I spent a lot of that time praying. Like them I too could not believe that my sister, the prettiest, the kindest and the most intelligent girl in the world, could be lying trapped somewhere or worse...

48 hours passed. We were to leave for Mumbai in the morning. Some of the scrolling messages on TV were now full of thanks to God by those whose loved ones had been rescued.

It was night. We were sitting in my parents' bedroom. No one wanted to talk and then the phone rang. My father answered it and something in the sudden immobility of his features clutched my heart. He handed the phone to my mother in silence. Her response was different. She gave a half strangled cry of joy and began to sob. No words were needed after that. We just hugged each other and wept in happiness and overwhelming relief.

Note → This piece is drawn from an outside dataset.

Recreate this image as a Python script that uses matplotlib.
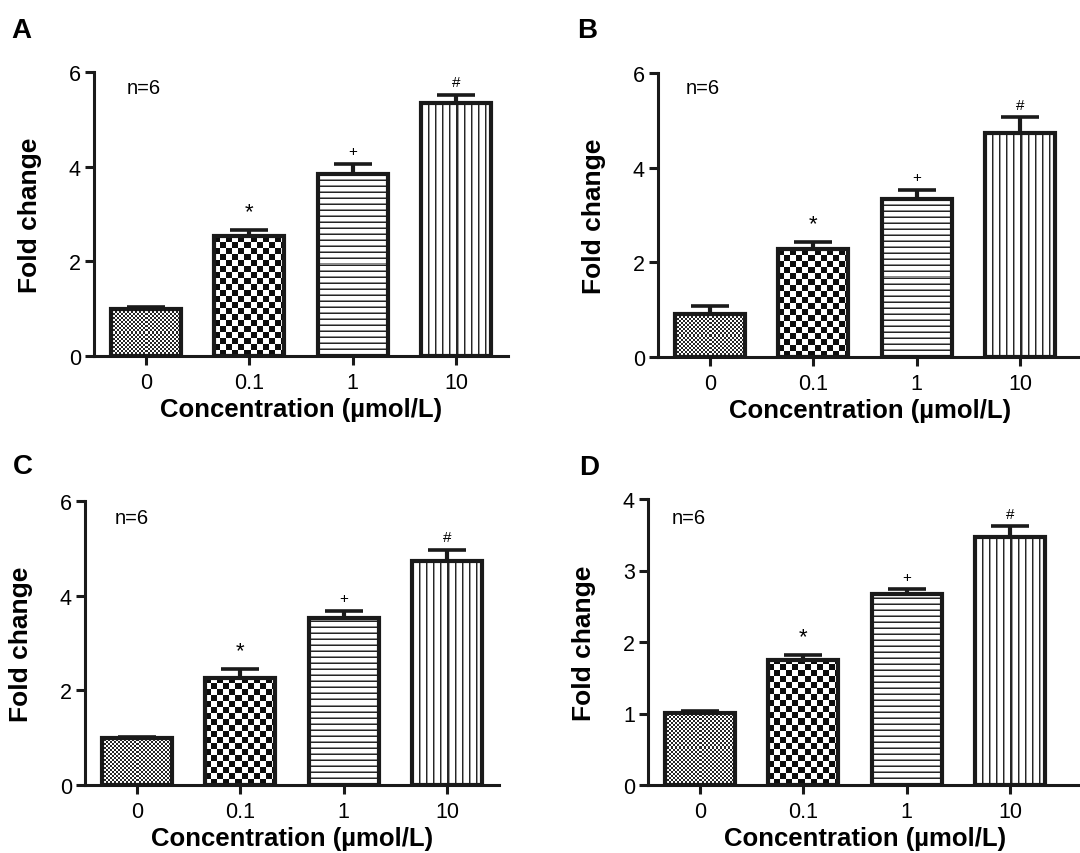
import numpy as np
import matplotlib
matplotlib.use("Agg")
import matplotlib.pyplot as plt

plt.rcParams['font.family'] = ['Liberation Sans', 'DejaVu Sans']

categories = ["0", "0.1", "1", "10"]
marks = ["", "*", "+", "#"]
panel_labels = ["A", "B", "C", "D"]

means_A = [1.00, 2.53, 3.85, 5.35]
sem_A = [0.03, 0.14, 0.21, 0.17]
means_B = [0.91, 2.28, 3.34, 4.73]
sem_B = [0.17, 0.15, 0.19, 0.34]
means_C = [0.99, 2.26, 3.53, 4.74]
sem_C = [0.03, 0.19, 0.15, 0.23]
means_D = [1.01, 1.75, 2.67, 3.47]
sem_D = [0.03, 0.07, 0.07, 0.15]

yticks_A = [0, 2, 4, 6]
yticks_B = [0, 2, 4, 6]
yticks_C = [0, 2, 4, 6]
yticks_D = [0, 1, 2, 3, 4]

W, H = 1080, 854
fig = plt.figure(figsize=(W / 100, H / 100), dpi=100)

UNIT = 103.5  # px per category
# layout: left px, baseline px (from top), top px, xmax
layouts = [
    (94, 357, 73, 3.5),
    (658, 358, 74, 3.6),
    (85, 786, 502, 3.5),
    (648, 786, 500, 3.7),
]
label_pos = [(11, 31), (577, 31), (13, 467), (579, 468)]
n_pos = [(33, 269), (28, 270), (30, 267), (24, 267)]

panels = [
    (means_A, sem_A, yticks_A),
    (means_B, sem_B, yticks_B),
    (means_C, sem_C, yticks_C),
    (means_D, sem_D, yticks_D),
]

BAR_W = 0.68
LINE = '#1a1a1a'


def pattern(kind, rows, cols):
    r = np.arange(rows)[:, None]
    c = np.arange(cols)[None, :]
    if kind == 0:
        a = ((r // 2 + c // 2) % 2).astype(float)
        a = np.where(a > 0, 0.15, 1.0)
    elif kind == 1:
        a = ((r // 6 + c // 6) % 2).astype(float)
        a = np.where(a > 0, 0.05, 1.0)
    elif kind == 2:
        m = (r % 6)
        a = np.where(m == 0, 0.15, np.where(m == 1, 0.55, 1.0)) * np.ones_like(c)
    else:
        m = (c % 7)
        a = np.where(m == 0, 0.15, np.where(m == 1, 0.6, 1.0)) * np.ones_like(r)
    return a


for i, ((means, sems, yticks), (lpx, base, top, xmax)) in enumerate(zip(panels, layouts)):
    xmin = -0.5
    wpx = (xmax - xmin) * UNIT
    hpx = base - top
    ax = fig.add_axes([lpx / W, 1 - base / H, wpx / W, hpx / H])
    ymax = yticks[-1]
    x = np.arange(len(categories))
    bars = ax.bar(x, means, width=BAR_W, facecolor='none', edgecolor=LINE,
                  linewidth=3.0, zorder=3, joinstyle='miter')
    ppu = hpx / ymax
    for k, b in enumerate(bars):
        bx, bw, bh = b.get_x(), b.get_width(), b.get_height()
        rows = max(int(round(bh * ppu)), 1)
        cols = int(round(bw * UNIT))
        img = pattern(k, rows, cols)
        im = ax.imshow(img, extent=[bx, bx + bw, 0, bh], origin='lower', cmap='gray',
                       vmin=0, vmax=1, interpolation='nearest', aspect='auto', zorder=2)
        im.set_clip_path(b)
    ax.errorbar(x, means, yerr=[np.zeros(len(means)), sems], fmt='none',
                ecolor=LINE, elinewidth=3.0, capsize=14, capthick=2.6, zorder=4)
    for k in range(len(categories)):
        if marks[k]:
            big = marks[k] == '*'
            ax.annotate(marks[k], (x[k], means[k] + sems[k]),
                        xytext=(0, 13 if big else 9), textcoords='offset points',
                        ha='center', va='center', fontsize=16 if big else 11,
                        color='black')
    ax.set_xlim(xmin, xmax)
    ax.set_ylim(0, ymax)
    ax.set_xticks(x)
    ax.set_xticklabels(categories)
    ax.set_yticks(yticks)
    ax.spines['top'].set_visible(False)
    ax.spines['right'].set_visible(False)
    for s in ['left', 'bottom']:
        ax.spines[s].set_linewidth(2.2)
        ax.spines[s].set_color(LINE)
    ax.spines['left'].set_bounds(0, ymax)
    ax.tick_params(axis='both', width=2.2, length=6.5, color=LINE, labelsize=15.5,
                   direction='out', pad=3)
    ax.tick_params(axis='x', pad=5)
    ax.set_xlabel("Concentration (µmol/L)", fontsize=18.5, fontweight='bold', labelpad=3)
    ax.set_ylabel("Fold change", fontsize=19, fontweight='bold', labelpad=19)
    ax.patch.set_alpha(0)
    ax.text(n_pos[i][0] / wpx, n_pos[i][1] / hpx, "n=6", transform=ax.transAxes,
            fontsize=14.5, ha='left', va='center')
    fig.text(label_pos[i][0] / W, 1 - label_pos[i][1] / H, panel_labels[i],
             fontsize=20, fontweight='bold', ha='left', va='center')

fig.savefig("out.png", dpi=100)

My sister was safe, on top of a half constructed building with muddy swirling waters still surrounding the place. Her phone battery had died long back and there was no electricity. She had spent 2 nights half sheltered in incessant rain. She was cold and hungry but she was all right. She was all right!

Last year when some flooding took place in parts of Singapore due to unprecedented rainfall, my sister emailed me some tips on surviving floods, especially when the car engine stalls and the windows don't roll down in an automatic car.

My heart goes out to the families of those who went missing today (in the Japanese tsunami). I pray they come back to them the way my sister came back to us.